Credit Card Rewards: How to Make Them Work Without Getting Burned
Credit card rewards are the most polarizing frugality topic. Evangelists claim they fund free travel indefinitely. Critics point to the debt that cancels every benefit. Both are correct about different populations.
The only rule that matters: Pay the balance in full, every month, without exception. Credit card interest rates are 20–30% APR. No rewards program generates returns that survive carrying a balance. If you cannot commit to this rule, do not pursue rewards cards.
For those who can commit, the math is real. A card earning 2% cash back on all purchases, used for $3,000 of monthly household spending, returns $720 per year. A travel card with a $500 sign-up bonus and category multipliers can return $1,000–$1,500 in the first year.
Sign-up bonuses are where the real value concentrates. Most premium travel cards offer 60,000–100,000 point bonuses after a minimum spend threshold. These bonuses are often worth $600–$1,500 in travel, depending on redemption.
Category matching matters.
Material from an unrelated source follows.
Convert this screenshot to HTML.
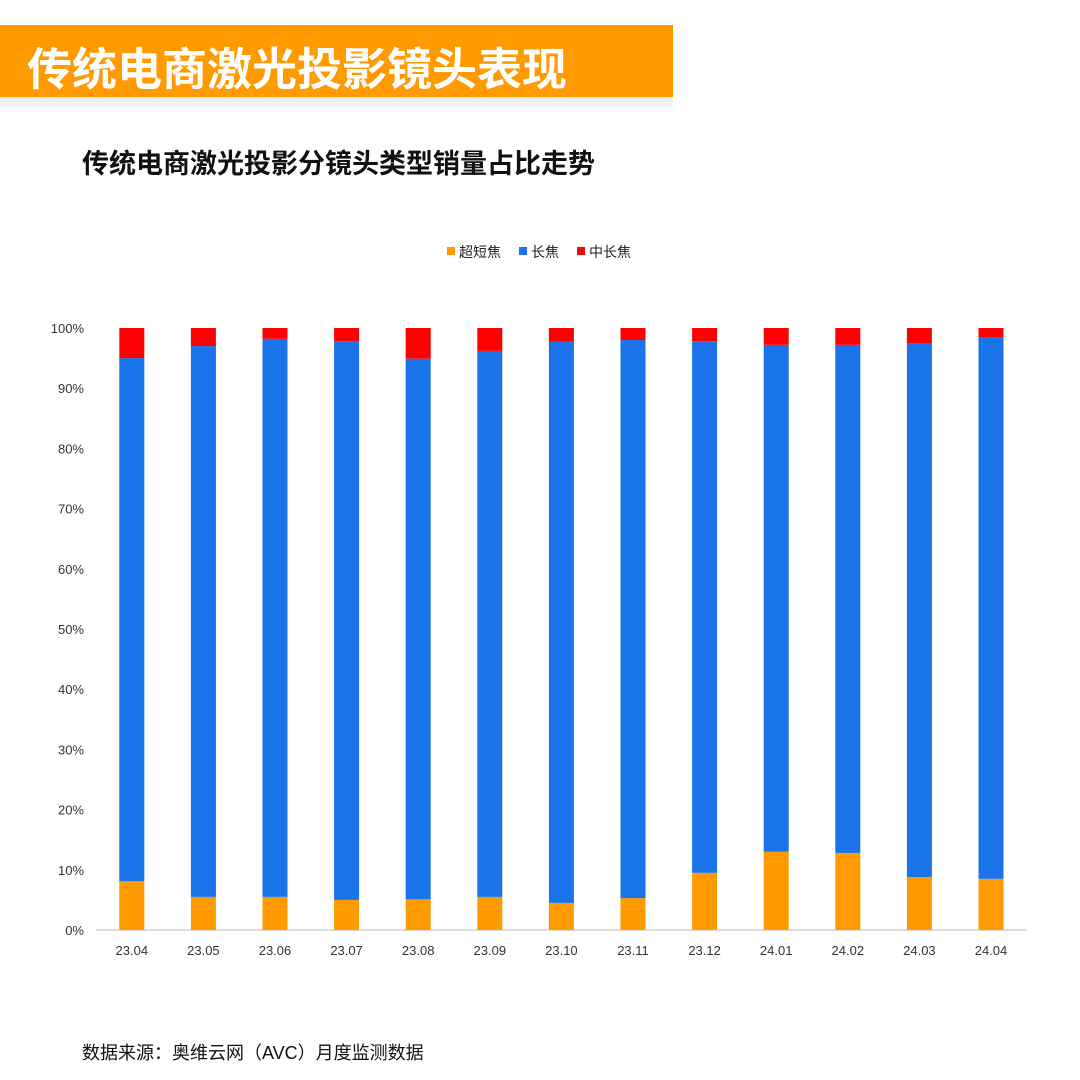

A card that offers 4x on groceries and dining is worth more to a household that spends heavily in those categories than a flat 2% card. Map your actual spending before choosing a card.
Annual fees are not automatically bad. A card with a $95 annual fee that returns $400 in value nets $305. A “no fee” card returning $200 nets $200. Evaluate net return, not gross fees.
Redemption gap is where value leaks. Points redeemed for cash at 0.8 cents each on a card marketed as “1 cent per point” in travel is not a good deal. Understand redemption rates before accumulating large balances of points.
Rewards credit cards are a rebate system dressed as a loyalty program. Use them mechanically, not emotionally.